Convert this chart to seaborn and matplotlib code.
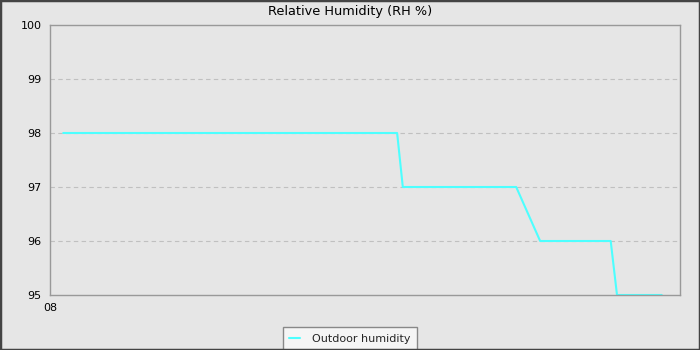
import matplotlib
matplotlib.use("Agg")
import matplotlib.pyplot as plt
from matplotlib.patches import Rectangle
from matplotlib.lines import Line2D
import seaborn as sns
import pandas as pd

# hours since 08:00
hours = [0.21, 5.51, 5.60, 7.40, 7.78, 8.90, 9.00, 9.71]
humidity = [98, 98, 97, 97, 96, 96, 95, 95]
x_ticks = [0, 6]
x_tick_labels = ["08", ""]
y_ticks = [95, 96, 97, 98, 99, 100]
series_name = "Outdoor humidity"
title = "Relative Humidity (RH %)"

df = pd.DataFrame({"hours": hours, "humidity": humidity, "series": series_name})

sns.set_style("white")
plt.rcParams["font.family"] = ["DejaVu Sans"]

fig = plt.figure(figsize=(7, 3.5), dpi=100, facecolor="#e6e6e6")
ax = fig.add_axes([50 / 700, 55 / 350, 630 / 700, 270 / 350])
ax.set_facecolor("#e6e6e6")

line_color = "#4dffff"
sns.lineplot(data=df, x="hours", y="humidity", hue="series", palette=[line_color],
             linewidth=1.5, ax=ax, legend=False, sort=False)

ax.set_xlim(0, 10)
ax.set_ylim(95, 100)
ax.set_xticks(x_ticks)
ax.set_xticklabels(x_tick_labels)
ax.set_yticks(y_ticks)
ax.tick_params(axis="both", direction="out", length=4, width=1, color="black",
               labelsize=8, labelcolor="black", pad=2)
ax.set_xlabel("")
ax.set_ylabel("")
for sp in ax.spines.values():
    sp.set_color("#999999")
    sp.set_linewidth(1)
    sp.set_visible(True)
ax.grid(False)
for y in y_ticks[1:-1]:
    ax.axhline(y, color="#c0c0c0", linestyle=(0, (4, 3)), linewidth=0.8, zorder=0)

fig.text(0.5, 1 - 12 / 350, title, ha="center", va="center", fontsize=9.3, color="black")

handle = Line2D([], [], color=line_color, linewidth=1.5)
leg = fig.legend([handle], [series_name], loc="lower center",
                 bbox_to_anchor=(0.5, -0.015), fontsize=8, frameon=True,
                 fancybox=False, handlelength=1.0, borderpad=0.55, handletextpad=1.1)
leg.get_frame().set_facecolor("#f5f5f5")
leg.get_frame().set_edgecolor("#888888")
leg.get_frame().set_linewidth(1)
leg.get_frame().set_alpha(1)

fig.patches.append(Rectangle((0, 0), 1, 1, transform=fig.transFigure, fill=False,
                             edgecolor="#444444", linewidth=2.5, zorder=10))

fig.savefig("out.png", dpi=100, facecolor=fig.get_facecolor())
· · · · ·
--- Instructions for the task ---
Report how many lines in the data contain the word "matplotlib", with no words besides the number.

--- Answer ---
6